GR 179593; (September, 2011) (Digest)
G.R. No. 179593; September 14, 2011
UNIVERSITY OF THE EAST, Petitioner, vs. UNIVERSITY OF THE EAST EMPLOYEES’ ASSOCIATION, Respondent.
FACTS
Petitioner University of the East (UE) is an educational institution, and respondent University of the East Employees’ Association (UEEA) is a duly registered labor union of its rank-and-file employees. Prior to school year (SY) 1983-1984, the distribution of the 70% incremental proceeds from tuition fee increases, as mandated by Presidential Decree No. 451 (P.D. No. 451), as amended, was based on the average number of academic and non-academic personnel. This distribution scheme was formalized in a Tripartite Agreement dated October 18, 1983, signed by UE management, the faculty association, and UEEA. Starting SY 1994-1995, UE changed the distribution formula to a percentage-of-salary basis.
UEEA, through its president, objected to this new scheme in a letter dated December 22, 1994, sent to the UE President. UEEA argued that the change was a unilateral departure from the long-standing practice of equal sharing based on a tripartite agreement, which it claimed was incorporated into their Collective Bargaining Agreement (CBA). UEEA sent a follow-up letter on February 23, 1995, requesting a tripartite conference. A tripartite meeting was held on June 19, 1995, where it was agreed that the distribution for SY 1994-1995 would be based on a percentage of salary (9.96% of salaries as of May 31, 1994). Minutes of this meeting were signed by attending UEEA officers.
On April 27, 1999, UEEA filed a complaint with the National Labor Relations Commission (NLRC) against UE for non-payment/underpayment of the rank-and-file employees’ share of the tuition fee increases under P.D. No. 451 and Republic Act No. 6728. UEEA alleged that the percentage-based scheme, implemented starting SY 1994-1995, reduced the shares of rank-and-file employees while increasing those of management, and was done arbitrarily and unilaterally.

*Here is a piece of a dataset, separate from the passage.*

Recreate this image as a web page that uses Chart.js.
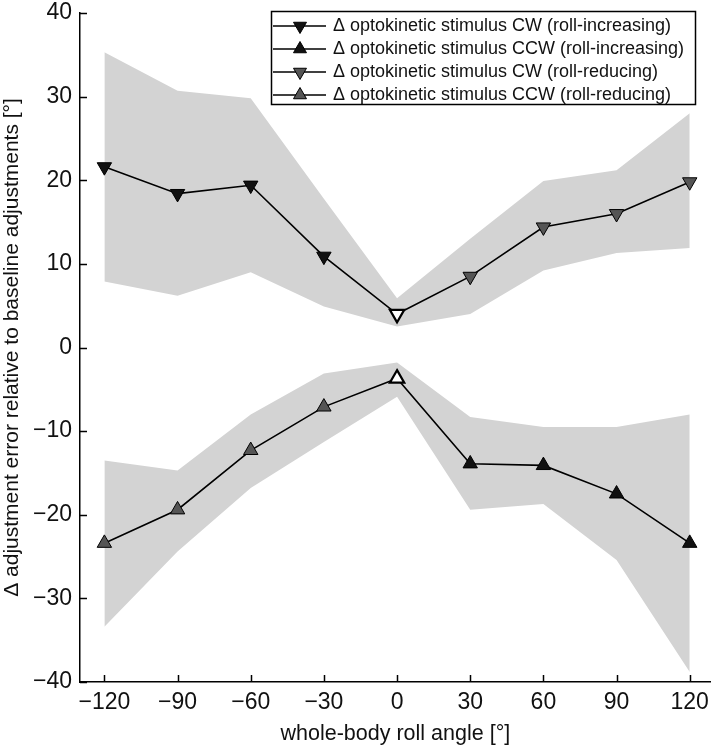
<!DOCTYPE html>
<html><head><meta charset="utf-8">
<script src="https://cdn.jsdelivr.net/npm/chart.js@4/dist/chart.umd.min.js"></script>
<style>html,body{margin:0;padding:0;background:#fff}#wrap{width:720px;height:748px;position:relative}</style>
</head><body><div id="wrap"><canvas id="c" width="720" height="748"></canvas></div>
<script>
// ---- data ----
const rollAngles = [-120, -90, -60, -30, 0, 30, 60, 90, 120];
const cwMean   = [21.6, 18.4, 19.4, 10.9, 4.0, 8.5, 14.4, 16.0, 19.8];
const cwUpper  = [35.3, 30.7, 29.8, 17.8, 5.9, 13.0, 19.9, 21.2, 28.0];
const cwLower  = [7.9, 6.2, 9.0, 4.9, 2.5, 4.0, 9.2, 11.3, 11.9];
const ccwMean  = [-23.4, -19.4, -12.3, -7.1, -3.7, -13.9, -14.1, -17.5, -23.4];
const ccwUpper = [-13.5, -14.7, -8.0, -3.1, -1.8, -8.3, -9.5, -9.5, -8.0];
const ccwLower = [-33.4, -24.4, -16.8, -11.3, -5.9, -19.4, -18.7, -25.4, -38.8];
// condition of each point: inc = roll-increasing, red = roll-reducing, base = 0°
const cwGroup  = ['inc','inc','inc','inc','base','red','red','red','red'];
const ccwGroup = ['red','red','red','red','base','inc','inc','inc','inc'];
const xTickValues = [-120, -90, -60, -30, 0, 30, 60, 90, 120];
const yTickValues = [-40, -30, -20, -10, 0, 10, 20, 30, 40];
const legendLabels = [
  '\u0394 optokinetic stimulus CW (roll-increasing)',
  '\u0394 optokinetic stimulus CCW (roll-increasing)',
  '\u0394 optokinetic stimulus CW (roll-reducing)',
  '\u0394 optokinetic stimulus CCW (roll-reducing)'
];
const legendDirection = ['down', 'up', 'down', 'up'];
const legendGroup = ['inc', 'inc', 'red', 'red'];
const xTitle = 'whole-body roll angle [\u00b0]';
const yTitle = '\u0394 adjustment error relative to baseline adjustments [\u00b0]';

// ---- styles ----
const groupFill = {inc: '#111111', red: '#555555', base: '#ffffff'};
const groupBorderW = {inc: 1, red: 1, base: 2.2};
const bandColor = '#d3d3d3';
const FONT = '"Liberation Sans", Arial, Helvetica, sans-serif';

function pts(ys) { return rollAngles.map((x, i) => ({x: x, y: ys[i]})); }
function fmt(v) { return v < 0 ? '\u2212' + Math.abs(v) : String(v); }

function legendIcon(dir, fill) {
  const c = document.createElement('canvas');
  c.width = 58; c.height = 18;
  const g = c.getContext('2d');
  g.strokeStyle = '#000'; g.lineWidth = 1.4;
  g.beginPath(); g.moveTo(3, 9); g.lineTo(56, 9); g.stroke();
  const cx = 30, cy = 9, r = 7.5;
  const s = dir === 'up' ? 1 : -1;
  g.beginPath();
  g.moveTo(cx, cy - s * r);
  g.lineTo(cx + r * 0.866, cy + s * r * 0.5);
  g.lineTo(cx - r * 0.866, cy + s * r * 0.5);
  g.closePath();
  g.fillStyle = fill; g.fill();
  g.lineWidth = 1; g.stroke();
  return c;
}
const legendIcons = legendLabels.map((t, i) => legendIcon(legendDirection[i], groupFill[legendGroup[i]]));

const lineBase = {
  borderColor: '#000', borderWidth: 1.6, fill: false, tension: 0,
  pointStyle: 'triangle', pointRadius: 8.3, pointHoverRadius: 8.3,
  pointBorderColor: '#000', order: 0
};
const bandBase = {pointRadius: 0, borderWidth: 0, borderColor: 'rgba(0,0,0,0)', tension: 0, order: 5};

const tickPlugin = {
  id: 'inwardTicks',
  afterLayout(chart) {
    const lg = chart.legend;
    if (!lg) return;
    const p = lg.options.labels.padding;
    lg.left = 274 - p;
    lg.top = 12;
    lg.right = lg.left + 430;
    lg.bottom = lg.top + 200;
  },
  afterDraw(chart) {
    const ctx = chart.ctx, xs = chart.scales.x, ys = chart.scales.y, a = chart.chartArea;
    ctx.save();
    ctx.strokeStyle = '#000'; ctx.lineWidth = 1.5;
    ctx.beginPath();
    xTickValues.forEach(v => { const px = Math.round(xs.getPixelForValue(v)) + 0.5; ctx.moveTo(px, a.bottom); ctx.lineTo(px, a.bottom - 7); });
    yTickValues.forEach(v => { const py = Math.round(ys.getPixelForValue(v)) + 0.5; ctx.moveTo(a.left, py); ctx.lineTo(a.left + 7, py); });
    ctx.stroke();
    // legend frame
    ctx.lineWidth = 1.5;
    ctx.strokeRect(271.5, 11.5, 424, 93);
    ctx.restore();
  }
};

new Chart(document.getElementById('c'), {
  type: 'line',
  data: {
    datasets: [
      Object.assign({}, bandBase, {label: 'cw lower', data: pts(cwLower), fill: false}),
      Object.assign({}, bandBase, {label: 'cw upper', data: pts(cwUpper), fill: '-1', backgroundColor: bandColor}),
      Object.assign({}, bandBase, {label: 'ccw lower', data: pts(ccwLower), fill: false}),
      Object.assign({}, bandBase, {label: 'ccw upper', data: pts(ccwUpper), fill: '-1', backgroundColor: bandColor}),
      Object.assign({}, lineBase, {label: 'CW', data: pts(cwMean), pointRotation: 180,
        pointBackgroundColor: cwGroup.map(g => groupFill[g]), pointBorderWidth: cwGroup.map(g => groupBorderW[g])}),
      Object.assign({}, lineBase, {label: 'CCW', data: pts(ccwMean), pointRotation: 0,
        pointBackgroundColor: ccwGroup.map(g => groupFill[g]), pointBorderWidth: ccwGroup.map(g => groupBorderW[g])})
    ]
  },
  options: {
    responsive: false, animation: false, devicePixelRatio: 1,
    layout: {padding: {top: 13, right: 0, left: 0, bottom: 0}},
    plugins: {
      tooltip: {enabled: false},
      legend: {
        position: 'chartArea', align: 'start',
        labels: {
          usePointStyle: true, pointStyleWidth: 50, padding: 5,
          font: {family: FONT, size: 18}, color: '#111',
          generateLabels: () => legendLabels.map((t, i) => ({
            text: t, pointStyle: legendIcons[i], rotation: 0, datasetIndex: i,
            fillStyle: '#000', strokeStyle: '#000', lineWidth: 0, hidden: false, fontColor: '#111'
          }))
        }
      }
    },
    scales: {
      x: {
        type: 'linear', min: -130, max: 128.6,
        afterBuildTicks: s => { s.ticks = xTickValues.map(v => ({value: v})); },
        afterFit: s => { s.height = 66; s.paddingLeft = 0; s.paddingRight = 0; },
        grid: {display: false, drawTicks: false},
        border: {display: true, color: '#000', width: 1.5},
        ticks: {callback: v => fmt(v), font: {family: FONT, size: 23}, color: '#111', padding: 7, maxRotation: 0, autoSkip: false},
        title: {display: true, text: xTitle, font: {family: FONT, size: 21.5}, color: '#111', padding: {top: 0, bottom: 1}}
      },
      y: {
        type: 'linear', min: -40, max: 40,
        afterBuildTicks: s => { s.ticks = yTickValues.map(v => ({value: v})); },
        afterFit: s => { s.width = 80; s.paddingTop = 0; s.paddingBottom = 0; },
        grid: {display: false, drawTicks: false},
        border: {display: true, color: '#000', width: 1.5},
        ticks: {callback: v => fmt(v), font: {family: FONT, size: 23}, color: '#111', padding: 8, autoSkip: false},
        title: {display: true, text: yTitle, font: {family: FONT, size: 21}, color: '#111', padding: {top: 0, bottom: 0}}
      }
    }
  },
  plugins: [tickPlugin]
});
</script></body></html>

UE countered that the change was not unilateral, as it was discussed and agreed upon in the June 19, 1995 tripartite meeting, and that UEEA’s claim was barred by prescription.

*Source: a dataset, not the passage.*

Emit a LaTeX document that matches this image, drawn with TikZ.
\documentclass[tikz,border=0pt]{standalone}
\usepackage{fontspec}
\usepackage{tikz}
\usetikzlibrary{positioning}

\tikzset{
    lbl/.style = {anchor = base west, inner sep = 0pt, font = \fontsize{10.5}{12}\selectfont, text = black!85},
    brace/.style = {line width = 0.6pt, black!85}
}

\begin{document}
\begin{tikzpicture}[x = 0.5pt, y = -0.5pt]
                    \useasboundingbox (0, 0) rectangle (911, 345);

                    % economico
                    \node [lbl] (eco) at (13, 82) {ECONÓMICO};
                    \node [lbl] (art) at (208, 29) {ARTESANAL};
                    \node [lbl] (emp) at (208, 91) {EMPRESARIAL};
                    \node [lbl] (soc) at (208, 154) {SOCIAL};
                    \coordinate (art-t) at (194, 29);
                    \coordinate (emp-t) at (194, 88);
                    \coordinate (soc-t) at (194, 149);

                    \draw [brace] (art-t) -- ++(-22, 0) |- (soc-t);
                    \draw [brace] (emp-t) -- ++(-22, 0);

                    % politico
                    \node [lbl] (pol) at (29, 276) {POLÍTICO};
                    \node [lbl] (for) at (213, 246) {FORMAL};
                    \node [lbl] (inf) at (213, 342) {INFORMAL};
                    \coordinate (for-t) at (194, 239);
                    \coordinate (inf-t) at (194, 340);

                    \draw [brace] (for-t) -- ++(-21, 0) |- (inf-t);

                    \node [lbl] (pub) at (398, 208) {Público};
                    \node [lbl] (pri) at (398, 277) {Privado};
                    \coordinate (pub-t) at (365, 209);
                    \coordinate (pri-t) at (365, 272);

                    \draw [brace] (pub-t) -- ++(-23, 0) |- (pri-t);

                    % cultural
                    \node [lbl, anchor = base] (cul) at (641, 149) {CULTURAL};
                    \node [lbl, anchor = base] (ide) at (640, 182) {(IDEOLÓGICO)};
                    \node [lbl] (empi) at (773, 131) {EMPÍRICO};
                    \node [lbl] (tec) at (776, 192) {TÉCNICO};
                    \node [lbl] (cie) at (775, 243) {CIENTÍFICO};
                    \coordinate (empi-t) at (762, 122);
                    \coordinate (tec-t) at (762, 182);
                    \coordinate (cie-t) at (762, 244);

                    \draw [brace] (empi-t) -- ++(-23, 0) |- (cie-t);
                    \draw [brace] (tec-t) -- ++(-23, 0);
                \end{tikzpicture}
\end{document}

The Labor Arbiter ruled in favor of UEEA, ordering UE to pay its members a specific sum representing the alleged underpayments from SY 1994-1995 to May 31, 2002. The NLRC reversed this decision. The Court of Appeals (CA) then set aside the NLRC’s ruling, reinstating the Labor Arbiter’s decision. UE elevated the case to the Supreme Court via a petition for review.
ISSUE
Whether the Court of Appeals erred in ruling that UE unilaterally changed the distribution scheme for the 70% incremental tuition fee proceeds, thereby violating the law and the existing CBA with UEEA.
RULING
The Supreme Court DENIED the petition and AFFIRMED the Decision of the Court of Appeals. The Court held that the change in the distribution scheme from an equal-sharing basis (per the 1983 Tripartite Agreement) to a percentage-of-salary basis was a unilateral act by UE that violated the existing Collective Bargaining Agreement (CBA).

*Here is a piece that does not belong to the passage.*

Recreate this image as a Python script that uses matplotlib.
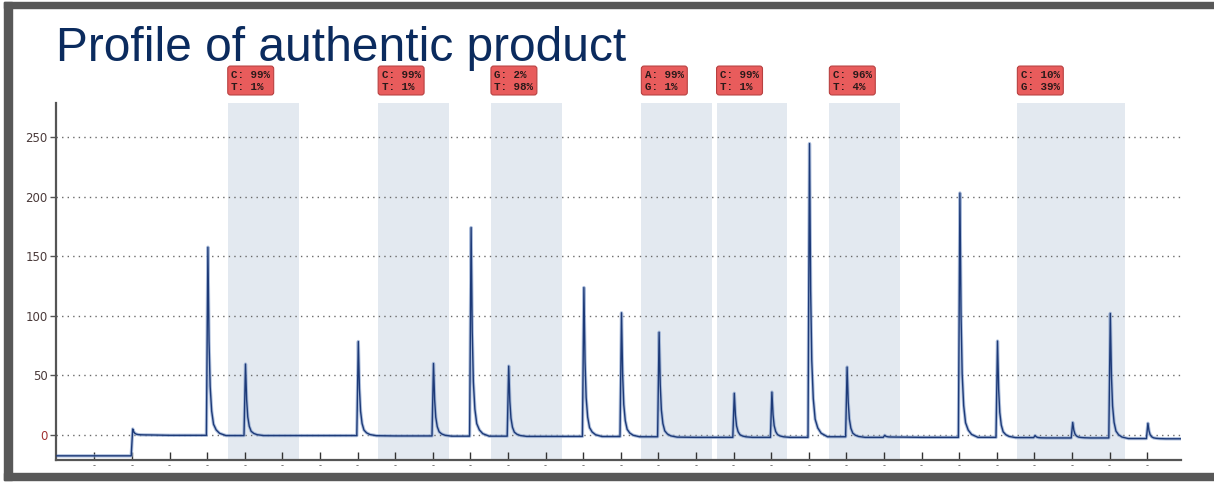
#!/usr/bin/env python3
"""
Pyrogram profile of the authentic product, redrawn with matplotlib.
"""

import matplotlib
matplotlib.use("Agg")
import matplotlib.pyplot as plt
import matplotlib.transforms as mtransforms
from matplotlib.patches import Rectangle

# Dispensation positions that show a peak, and the peak heights (RLU)
peak_pos = [2, 4, 5, 8, 10, 11, 12, 14, 15, 16, 18, 19, 20, 21, 22, 24, 25, 26, 27, 28, 29]
peak_height = [5, 158, 60, 79, 61, 175, 59, 125, 104, 88, 37, 38, 246, 59, 1.5, 205, 81, 2, 13, 105, 13]

# Baseline level after each dispensation 0..29
baseline = [-17.5, -17.5, 0.0, -0.3, -0.5, -0.5, -0.5, -0.5, -0.6, -0.8,
            -1.0, -1.0, -1.2, -1.2, -1.3, -1.5, -1.8, -2.0, -2.0, -2.0,
            -1.5, -2.0, -1.8, -2.0, -2.0, -2.2, -2.5, -2.5, -3.0, -3.2]

# Shape of one peak: offset from dispensation and fraction of peak height
peak_shape_dx = [0.02, 0.05, 0.08, 0.12, 0.17, 0.24, 0.33, 0.5]
peak_shape_frac = [1.0, 0.5, 0.26, 0.13, 0.06, 0.03, 0.012, 0.0]

# Variable positions (shaded) and their allele frequency labels
region_start = [4, 8, 11, 15, 17, 20, 25]
region_len = [1.88, 1.88, 1.88, 1.88, 1.88, 1.88, 2.87]
region_text = ["C: 99%\nT: 1%", "C: 99%\nT: 1%", "G: 2%\nT: 98%", "A: 99%\nG: 1%",
               "C: 99%\nT: 1%", "C: 96%\nT: 4%", "C: 10%\nG: 39%"]

y_ticks = [0, 50, 100, 150, 200, 250]
n_disp = 29

# build the trace vertices from the peak table
heights = dict(zip(peak_pos, peak_height))
xs, ys = [0.0], [baseline[0]]
for k in range(1, n_disp + 1):
    b_prev = baseline[k - 1]
    b = baseline[k] if k < len(baseline) else baseline[-1]
    if k in heights:
        xs.append(k - 0.02)
        ys.append(b_prev)
        for dx, f in zip(peak_shape_dx, peak_shape_frac):
            xs.append(k + dx)
            ys.append(b + f * heights[k])
    else:
        xs.append(k)
        ys.append(b)
xs.append(29.9)
ys.append(baseline[-1])

fig = plt.figure(figsize=(12.14, 4.82), dpi=100)
ax = fig.add_axes([56 / 1214, 1 - 460 / 482, (1181 - 56) / 1214, (460 - 103) / 482])

for s, w in zip(region_start, region_len):
    ax.axvspan(s + 0.55, s + 0.55 + w, color="#e3e9f0", lw=0, zorder=0)

for v in y_ticks:
    ax.axhline(v, color="#6a6a6a", lw=1.0, ls=(0, (1, 3)), zorder=1)

ax.plot(xs, ys, color="#8ea6cf", lw=2.4, alpha=0.7, zorder=2)
ax.plot(xs, ys, color="#1d3a78", lw=1.0, zorder=3)

ax.set_xlim(-0.02, 29.9)
ax.set_ylim(-21, 278.5)

for side in ["top", "right"]:
    ax.spines[side].set_visible(False)
for side in ["left", "bottom"]:
    ax.spines[side].set_color("#555555")
    ax.spines[side].set_linewidth(1.6)

ax.set_yticks(y_ticks)
ax.set_yticklabels([str(v) for v in y_ticks], fontsize=8.5, color="#4a3a3a", family="DejaVu Sans")
ax.get_yticklabels()[0].set_color("#a03030")
ax.tick_params(axis="y", length=4, width=1, color="#555555", pad=2)

ax.set_xticks(range(1, n_disp + 1))
ax.set_xticklabels(["-"] * n_disp, fontsize=6, color="#555555")
ax.tick_params(axis="x", direction="in", length=6, width=1, color="#333333", pad=1)

# allele frequency labels above the shaded regions
trans = mtransforms.blended_transform_factory(ax.transData, ax.transAxes)
for s, txt in zip(region_start, region_text):
    ax.text(s + 0.64, 1.063, txt, transform=trans, ha="left", va="center",
            fontsize=7.8, family="Liberation Mono", weight="bold", color="#2a1a1a",
            linespacing=1.25,
            bbox=dict(boxstyle="round,pad=0.32,rounding_size=0.25",
                      fc="#e85c5c", ec="#b84040", lw=0.8),
            clip_on=False)

fig.text(56 / 1214, 1 - 61 / 482, "Profile of authentic product", fontsize=34.5,
         family="Liberation Sans", color="#0b2b5e", ha="left", va="baseline")

# slide frame
frame = "#585858"
fig.patches.append(Rectangle((4 / 1214, 2 / 482), 1, 7 / 482, transform=fig.transFigure,
                             color=frame, zorder=10))
fig.patches.append(Rectangle((4 / 1214, 1 - 8 / 482), 1, 6 / 482, transform=fig.transFigure,
                             color=frame, zorder=10))
fig.patches.append(Rectangle((4 / 1214, 2 / 482), 8 / 1214, 1 - 4 / 482, transform=fig.transFigure,
                             color=frame, zorder=10))

plt.savefig("out.png", dpi=100)
plt.close()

The Court found that the equal-sharing scheme had ripened into a company practice, which under Article 100 of the Labor Code, cannot be unilaterally withdrawn or diminished by the employer. This practice was also incorporated into the CBA between UE and UEEA through a “maintenance of benefits” clause (Article XX, Section 5), which stated that UE agreed to continue implementing all benefits enjoyed by employees not embodied in the CBA, provided they were not inconsistent with its provisions or the Labor Code. The 1983 Tripartite Agreement, which established the equal-sharing scheme, constituted such a benefit.
The Court rejected UE’s argument that the June 19, 1995 tripartite meeting constituted consent or ratification by UEEA. The minutes of that meeting merely recorded an agreement on the percentage (9.96%) for that specific school year, but did not establish UEEA’s consent to a permanent, fundamental change from the equal-sharing principle to a salary-based formula. UEEA’s subsequent acceptance of benefits under the new scheme did not constitute estoppel, as it was done under protest to mitigate losses, and the union consistently and formally objected to the change from the outset.
Furthermore, the Court ruled that UEEA’s money claim had not prescribed. The cause of action accrued from the date of each underpayment (every payday), and the complaint filed in 1999 was within the three-year prescriptive period for claims dating back to 1996. Claims prior to 1996 were deemed waived due to prescription.
Finally, the Court emphasized that while Republic Act No. 6728 grants school authorities discretion in distributing the 70% incremental proceeds, this discretion must be exercised within the bounds of law and existing agreements, and cannot be used to unilaterally withdraw benefits that have become part of the CBA or a company practice.